Every time you spin up a new ABM platform, launch a Demandbase campaign, or run “intent-based” ads, you’re joining the same digital dogpile of competitors targeting the same finite pool of executives.
More demand chasing fewer eyeballs = costs skyrocket.
And unlike the stock market, this isn’t an open exchange—it’s a series of closed gardens designed to make you believe you’re the only one in the room.
In reality, your ads are competing with:
- Your direct competitors (who look just like you)
- Your channel partners (who share ICP overlap)
- And your “category cousins” (companies with similar tech or workflows)
The collective bidding war drives up CPMs and CPCs while lowering overall impression quality.
It’s not your targeting. It’s not your creative.
It’s supply pressure—and the house always wins.
Why This Problem Persists
Platforms like Meta, Google, and LinkedIn thrive on opacity.
The less you know about how audiences overlap, the more they can sell you “new reach” that isn’t actually new.
ABM and intent data vendors don’t fix it—they accelerate it.
They make it easier for everyone (including your competitors) to target the same decision-makers, faster.
It’s a beautiful system — for them.
Not for you.
Your CFO sees rising costs. Your CRO sees stagnant pipeline.
And you’re stuck explaining how a 15% higher budget generated the same number of MQLs.
This isn’t a creative problem.
It’s not a “tighten targeting” problem.
It’s a structural flaw in how B2B advertising operates.
How to Fix It: Take Back Control
The platforms aren’t going to solve this for you.

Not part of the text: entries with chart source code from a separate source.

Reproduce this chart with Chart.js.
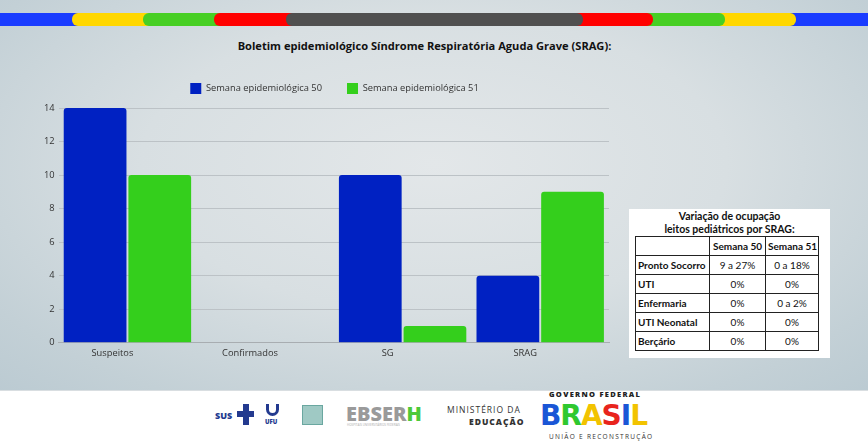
<!DOCTYPE html>
<html>
<head>
<meta charset="utf-8">
<script src="https://cdn.jsdelivr.net/npm/chart.js@4.4.1/dist/chart.umd.min.js"></script>
<style>
  html,body{margin:0;padding:0;}
  body{width:868px;height:443px;position:relative;overflow:hidden;background:#fff;font-family:"Open Sans",sans-serif;}
  #bg{position:absolute;left:0;top:0;width:868px;height:390px;
      background:radial-gradient(ellipse 75% 85% at 50% 42%, #e3e7e9 0%, #d8dfe2 45%, #c3d0d6 80%, #b9c9d1 100%);}
  #foot{position:absolute;left:0;top:390px;width:868px;height:53px;background:#fff;border-top:1px solid #d9dee1;}
  .strip{position:absolute;top:13px;height:13px;border-radius:6px;}
  #title{position:absolute;left:0;width:849px;top:38px;text-align:center;font-weight:700;font-size:11.1px;color:#111;}
  #cwrap{position:absolute;left:0;top:58px;width:666px;height:308px;}
  #tbox{position:absolute;left:629px;top:209px;width:201px;height:149px;background:#fff;}
  #tbox .tt{position:absolute;left:0;width:201px;top:1px;text-align:center;font-family:Lato,sans-serif;font-weight:700;font-size:10.5px;line-height:13px;color:#111;}
  #tbox table{position:absolute;left:6px;top:27px;border-collapse:collapse;table-layout:fixed;width:183px;font-family:Lato,sans-serif;font-size:10px;color:#111;}
  #tbox td{border:1px solid #222;height:18px;padding:0 2px;white-space:nowrap;overflow:hidden;}
  #tbox td.h{font-weight:700;text-align:left;}
  #tbox td.c{text-align:center;}
  .lg{position:absolute;font-family:"Open Sans",sans-serif;}
</style>
</head>
<body>
<div id="bg"></div>
<div class="strip" style="left:0;width:868px;border-radius:0;background:#1a3cff"></div>
<div class="strip" style="left:72px;width:724px;background:#ffd700"></div>
<div class="strip" style="left:143px;width:582px;background:#47cf24"></div>
<div class="strip" style="left:214px;width:439px;background:#ff0000"></div>
<div class="strip" style="left:286px;width:297px;background:#505050"></div>

<div id="title">Boletim epidemiológico Síndrome Respiratória Aguda Grave (SRAG):</div>
<div id="cwrap"><canvas id="c"></canvas></div>

<div id="tbox">
  <div class="tt">Variação de ocupação<br>leitos pediátricos por SRAG:</div>
  <table>
    <colgroup><col style="width:74px"><col style="width:56px"><col style="width:53px"></colgroup>
    <tr><td></td><td class="c h" style="text-align:center">Semana 50</td><td class="c h" style="text-align:center">Semana 51</td></tr>
    <tr><td class="h">Pronto Socorro</td><td class="c">9 a 27%</td><td class="c">0 a 18%</td></tr>
    <tr><td class="h">UTI</td><td class="c">0%</td><td class="c">0%</td></tr>
    <tr><td class="h">Enfermaria</td><td class="c">0%</td><td class="c">0 a 2%</td></tr>
    <tr><td class="h">UTI Neonatal</td><td class="c">0%</td><td class="c">0%</td></tr>
    <tr><td class="h">Berçário</td><td class="c">0%</td><td class="c">0%</td></tr>
  </table>
</div>

<div id="foot"></div>
<!-- footer logos (approximate) -->
<div class="lg" style="left:215px;top:409px;font-size:9px;font-weight:800;color:#233a8f;">SUS</div>
<div class="lg" style="left:237px;top:404px;width:17px;height:21px;">
  <div style="position:absolute;left:6px;top:0;width:6px;height:21px;background:#233a8f"></div>
  <div style="position:absolute;left:0;top:7px;width:17px;height:6px;background:#233a8f"></div>
</div>
<div class="lg" style="left:266px;top:404px;width:13px;height:12px;border:3px solid #233a8f;border-top:none;border-radius:0 0 8px 8px;box-sizing:border-box"></div>
<div class="lg" style="left:265px;top:418px;font-size:6px;font-weight:800;color:#233a8f;">UFU</div>
<div class="lg" style="left:302px;top:405px;width:21px;height:20px;background:#9fc9c4;border:1px solid #6aa7a0;box-sizing:border-box"></div>
<div class="lg" style="left:346px;top:400px;font-size:20px;font-weight:800;color:#9a9a9a;">EBSER<span style="color:#4cc93a">H</span></div>
<div class="lg" style="left:347px;top:423px;font-size:3px;color:#aaa;">HOSPITAIS UNIVERSITÁRIOS FEDERAIS</div>
<div class="lg" style="left:447px;top:404px;font-size:8.5px;letter-spacing:1px;color:#333;">MINISTÉRIO DA</div>
<div class="lg" style="left:469px;top:416px;font-size:8.5px;font-weight:800;letter-spacing:1px;color:#333;">EDUCAÇÃO</div>
<div class="lg" style="left:549px;top:389px;font-size:7.5px;font-weight:800;letter-spacing:1.3px;color:#222;">GOVERNO FEDERAL</div>
<div class="lg" style="left:540px;top:399px;font-size:28px;line-height:34px;font-weight:900;letter-spacing:-1px;font-family:'DejaVu Sans',sans-serif;">
  <span style="color:#1a56d6">B</span><span style="color:#2fc82f">R</span><span style="color:#f2c300">A</span><span style="color:#e8241d">S</span><span style="color:#1a56d6">I</span><span style="color:#f2c300">L</span>
</div>
<div class="lg" style="left:549px;top:432px;font-size:6.5px;letter-spacing:1.3px;color:#333;">UNIÃO E RECONSTRUÇÃO</div>

<script>
const categories = ["Suspeitos", "Confirmados", "SG", "SRAG"];
const semana50 = [14, 0, 10, 4];
const semana51 = [10, 0, 1, 9];
const seriesNames = ["Semana epidemiológica 50", "Semana epidemiológica 51"];
const yTicks = [0, 2, 4, 6, 8, 10, 12, 14];

const legendSpacer = {
  id: "legendSpacer",
  beforeInit(chart) {
    const lg = chart.legend;
    if (!lg) return;
    const orig = lg.fit;
    lg.fit = function () { orig.call(this); this.height += 4; };
  },
  afterLayout(chart) {
    const lg = chart.legend;
    if (!lg) return;
    lg.left += 10; lg.right += 10;
  }
};

new Chart(document.getElementById("c"), {
  type: "bar",
  data: {
    labels: categories,
    datasets: [
      {label: seriesNames[0], data: semana50, backgroundColor: "#0021c2", borderRadius: 3, borderSkipped: "bottom"},
      {label: seriesNames[1], data: semana51, backgroundColor: "#34cf1c", borderRadius: 3, borderSkipped: "bottom"}
    ]
  },
  plugins: [legendSpacer],
  options: {
    responsive: true,
    maintainAspectRatio: false,
    animation: false,
    layout: {padding: {left: 40, right: 57, top: 0, bottom: 2}},
    datasets: {bar: {categoryPercentage: 0.94, barPercentage: 0.97}},
    plugins: {
      legend: {
        position: "top",
        labels: {boxWidth: 11, boxHeight: 11, padding: 25, color: "#333",
                 font: {family: "Open Sans", size: 9.3}}
      },
      tooltip: {enabled: false}
    },
    scales: {
      x: {
        grid: {display: false, drawTicks: false},
        border: {display: true, color: "#a8adb1", width: 1},
        ticks: {color: "#333", font: {family: "Open Sans", size: 9.3}, padding: 5, labelOffset: -15}
      },
      y: {
        min: 0, max: 14,
        afterBuildTicks: (s) => { s.ticks = yTicks.map(v => ({value: v})); },
        grid: {color: "#bcc2c6", drawTicks: false},
        border: {display: false},
        ticks: {color: "#333", font: {family: "Open Sans", size: 9.3}, padding: 4}
      }
    }
  }
});
</script>
</body>
</html>
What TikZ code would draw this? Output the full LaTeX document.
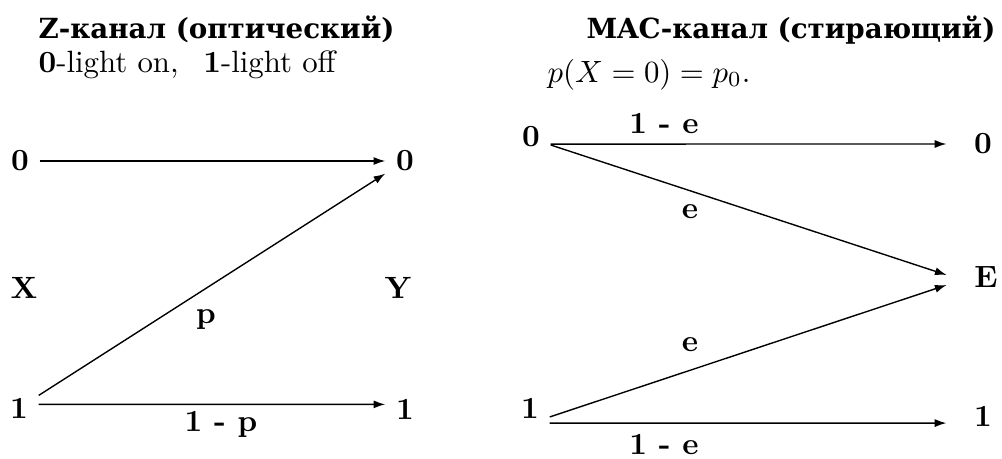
\documentclass[tikz,border=0pt]{standalone}
\usepackage{fontspec}
\newfontfamily\cyrfont{DejaVu Serif}[Scale=0.9]
\usetikzlibrary{arrows.meta}
\begin{document}
\begin{tikzpicture}[x=0.3247pt,y=-0.3247pt,
  lab/.style={font=\bfseries},
  rlab/.style={font=\bfseries,inner xsep=8.8pt},
  arr/.style={-{Latex[length=3.8pt,width=2.6pt]},line width=0.45pt},
  ttl/.style={anchor=base west,inner sep=0pt,font=\cyrfont\bfseries},
  txt/.style={anchor=base west,inner sep=0pt}]
\path[use as bounding box] (0,0) rectangle (1002,458);
% titles
\node[ttl] (t1) at (38,38) {Z-канал (оптический)};
\node[txt] (s1) at (38,72) {\textbf{0}-light on,\hskip 8pt\textbf{1}-light off};
\node[ttl,anchor=base east] (t2) at (996,38) {MAC-канал (стирающий)};
\node[txt] (s2) at (547,82) {$p(X=0)=p_0.$};
% Z-channel
\node[lab] (x0) at (20,161) {0};
\node[lab] (y0) at (405,161) {0};
\node[lab] (x1) at (19,408) {1};
\node[lab] (y1) at (405,409) {1};
\node[lab] (xl) at (24,288) {X};
\node[lab] (yl) at (398,288) {Y};
\node[lab] (lp) at (206,320) {p};
\node[lab] (l1p) at (221,424) {1 - p};
\draw[arr] (x0) -- (y0);
\draw[arr] (x1) -- (y0);
\draw[arr] ([yshift=1.2pt]x1.east) -- ([yshift=1.5pt]y1.west);
% erasure channel
\node[lab] (a0) at (531,137) {0};
\node[lab] (a1) at (530,408) {1};
\node[rlab] (b0) at (983,144) {0};
\node[rlab] (bE) at (986,277) {E};
\node[rlab] (b1) at (983,416) {1};
\node[lab] (e1) at (664,124) {1 - e};
\node[lab] (e2) at (690,212) {e};
\node[lab] (e3) at (690,345) {e};
\node[lab] (e4) at (664,444) {1 - e};
\draw[arr] ([yshift=-2.3pt]a0.east) -- (b0.west);
\draw[arr] ([yshift=-2.6pt]a0.east) -- ([yshift=0.65pt]bE.west);
\draw[arr] ([yshift=-2.9pt]a1.east) -- ([yshift=-2.6pt]bE.west);
\draw[arr] ([yshift=-4.9pt]a1.east) -- ([yshift=-2.3pt]b1.west);
\end{tikzpicture}
\end{document}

Their margins depend on it.
But you can take control by attacking the root cause — audience duplication and supply saturation.
1. Deduplicate at the source
Audit every active audience across LinkedIn, Google, Meta, and ABM tools.
If 60–70% of your named accounts appear in multiple audiences, you’re paying multiple times for the same exposure.
Deduplicate and prioritize instead of overlapping.
Tools (or partners) that can unify ID graphs and deconflict across walled gardens are your secret weapon.
2. Go where your competitors aren’t
When everyone is shouting in the same rooms, the quiet ones win.
Find alternate channels where your ICP actually spends time but your competitors ignore — niche newsletters, podcasts, communities, emerging platforms, even direct outreach powered by bespoke data.
It’s not about reach; it’s about attention density.
3. Stop renting other people’s data
Every major platform has trained you to lease access to their audiences, never own them.
That’s why when your budget pauses, your reach disappears.
Instead, invest in building your own audience graph—verified contacts, opt-in relationships, and first-party engagement signals.
This is how you move from dependency to autonomy.
The Takeaway
B2B ad costs are rising due to two hidden forces:
- Audience duplication — You’re unknowingly bidding against yourself.
- Market saturation — Everyone’s fighting over the same limited supply of decision-makers.
The platforms profit from both — and have zero incentive to reveal it.
The future of efficient B2B marketing isn’t about bigger budgets or fancier algorithms.
It’s about reclaiming control — over who you target, where you appear, and how your data flows.
If your marketing feels like it’s getting more expensive but less effective, it’s not your imagination.
It’s the system — and it’s time to break it.